Do this - Print the material below exactly as it stands, please, from its first line to the line holding "import * as", with no pictures.

Data block -
[Start]

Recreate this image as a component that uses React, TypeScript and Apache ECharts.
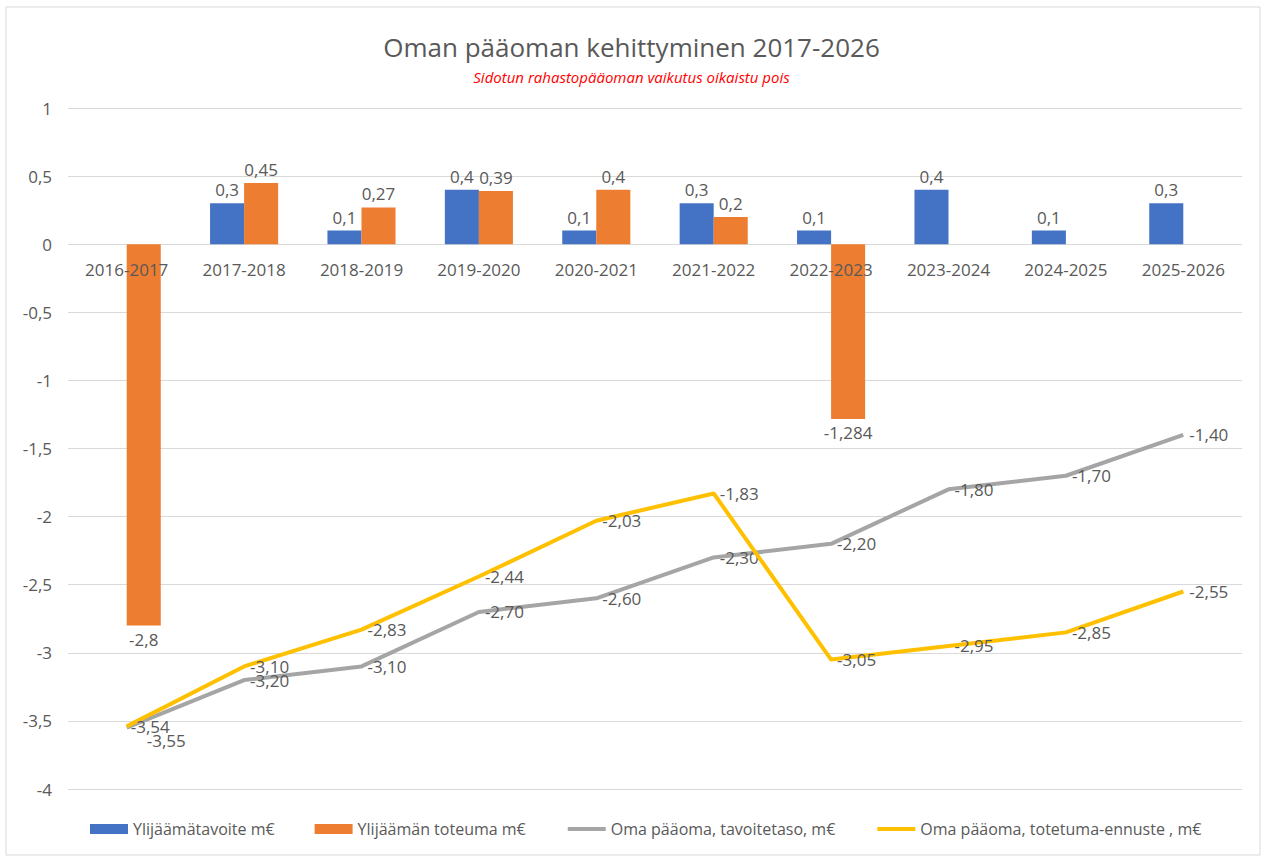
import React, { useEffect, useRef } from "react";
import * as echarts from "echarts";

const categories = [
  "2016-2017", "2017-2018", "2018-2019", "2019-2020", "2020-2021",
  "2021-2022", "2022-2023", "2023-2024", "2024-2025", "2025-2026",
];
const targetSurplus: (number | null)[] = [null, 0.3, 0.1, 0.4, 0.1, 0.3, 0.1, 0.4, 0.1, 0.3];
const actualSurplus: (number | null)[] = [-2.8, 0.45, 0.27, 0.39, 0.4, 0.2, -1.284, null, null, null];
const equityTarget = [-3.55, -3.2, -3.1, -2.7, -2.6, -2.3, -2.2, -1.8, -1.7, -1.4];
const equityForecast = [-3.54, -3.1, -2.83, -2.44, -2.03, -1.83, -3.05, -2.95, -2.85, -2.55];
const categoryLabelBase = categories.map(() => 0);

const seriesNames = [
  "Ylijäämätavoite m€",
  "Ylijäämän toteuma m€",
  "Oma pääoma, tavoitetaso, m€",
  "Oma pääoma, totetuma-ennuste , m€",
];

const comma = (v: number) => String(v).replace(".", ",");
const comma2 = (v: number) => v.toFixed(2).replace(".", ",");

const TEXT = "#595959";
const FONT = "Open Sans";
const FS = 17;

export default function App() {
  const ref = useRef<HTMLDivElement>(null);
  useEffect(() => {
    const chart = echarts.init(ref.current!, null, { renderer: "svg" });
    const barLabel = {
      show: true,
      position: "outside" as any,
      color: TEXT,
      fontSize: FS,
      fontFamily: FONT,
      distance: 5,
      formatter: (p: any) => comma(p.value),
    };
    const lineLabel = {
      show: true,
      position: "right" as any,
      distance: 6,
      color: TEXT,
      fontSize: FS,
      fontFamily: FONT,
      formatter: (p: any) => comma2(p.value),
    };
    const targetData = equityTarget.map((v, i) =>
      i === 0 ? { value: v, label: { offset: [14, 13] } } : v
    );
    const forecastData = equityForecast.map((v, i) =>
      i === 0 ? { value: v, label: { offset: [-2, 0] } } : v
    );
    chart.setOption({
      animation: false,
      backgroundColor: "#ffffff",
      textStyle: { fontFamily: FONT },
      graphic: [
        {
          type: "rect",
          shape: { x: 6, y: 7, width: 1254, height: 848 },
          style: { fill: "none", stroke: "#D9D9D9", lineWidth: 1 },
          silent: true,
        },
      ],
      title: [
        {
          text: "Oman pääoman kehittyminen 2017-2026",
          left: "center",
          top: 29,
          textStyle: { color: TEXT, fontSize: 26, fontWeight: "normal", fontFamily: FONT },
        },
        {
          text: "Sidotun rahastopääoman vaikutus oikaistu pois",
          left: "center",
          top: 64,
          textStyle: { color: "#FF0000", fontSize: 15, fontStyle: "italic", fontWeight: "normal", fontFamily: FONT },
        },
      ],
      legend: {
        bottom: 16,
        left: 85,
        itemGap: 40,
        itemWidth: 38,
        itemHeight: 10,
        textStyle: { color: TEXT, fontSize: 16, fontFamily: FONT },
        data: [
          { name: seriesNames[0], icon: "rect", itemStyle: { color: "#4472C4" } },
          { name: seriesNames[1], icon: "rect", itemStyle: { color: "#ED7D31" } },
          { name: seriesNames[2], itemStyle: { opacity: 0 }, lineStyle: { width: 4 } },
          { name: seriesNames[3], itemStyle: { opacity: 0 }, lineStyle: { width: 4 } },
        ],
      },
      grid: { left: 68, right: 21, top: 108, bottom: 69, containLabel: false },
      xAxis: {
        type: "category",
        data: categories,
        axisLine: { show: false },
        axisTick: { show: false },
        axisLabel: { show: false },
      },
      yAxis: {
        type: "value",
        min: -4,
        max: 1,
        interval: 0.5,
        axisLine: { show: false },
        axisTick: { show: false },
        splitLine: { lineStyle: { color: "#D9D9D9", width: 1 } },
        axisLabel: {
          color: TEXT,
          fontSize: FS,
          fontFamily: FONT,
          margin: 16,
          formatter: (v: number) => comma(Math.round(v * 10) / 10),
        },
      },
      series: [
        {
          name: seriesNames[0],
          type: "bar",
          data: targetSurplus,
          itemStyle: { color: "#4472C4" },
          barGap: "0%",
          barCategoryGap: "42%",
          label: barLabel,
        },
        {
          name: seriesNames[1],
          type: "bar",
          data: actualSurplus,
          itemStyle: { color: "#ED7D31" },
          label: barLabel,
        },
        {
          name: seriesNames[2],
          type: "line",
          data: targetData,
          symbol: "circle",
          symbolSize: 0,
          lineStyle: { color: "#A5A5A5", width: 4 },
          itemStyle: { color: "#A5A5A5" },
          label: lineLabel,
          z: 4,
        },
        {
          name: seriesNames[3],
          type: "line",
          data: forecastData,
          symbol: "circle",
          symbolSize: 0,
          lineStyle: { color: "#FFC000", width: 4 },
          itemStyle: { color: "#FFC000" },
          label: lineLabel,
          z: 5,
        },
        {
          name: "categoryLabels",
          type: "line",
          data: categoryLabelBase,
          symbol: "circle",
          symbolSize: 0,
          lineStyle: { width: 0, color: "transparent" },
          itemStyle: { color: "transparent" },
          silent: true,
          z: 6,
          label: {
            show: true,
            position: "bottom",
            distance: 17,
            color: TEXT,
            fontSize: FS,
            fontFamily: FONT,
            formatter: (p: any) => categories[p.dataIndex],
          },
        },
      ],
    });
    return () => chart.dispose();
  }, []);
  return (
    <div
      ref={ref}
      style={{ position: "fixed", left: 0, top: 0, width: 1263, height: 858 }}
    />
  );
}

[End]

Worked solution -
Recreate this image as a component that uses React, TypeScript and Apache ECharts.
import React, { useEffect, useRef } from "react";
import * as echarts from "echarts";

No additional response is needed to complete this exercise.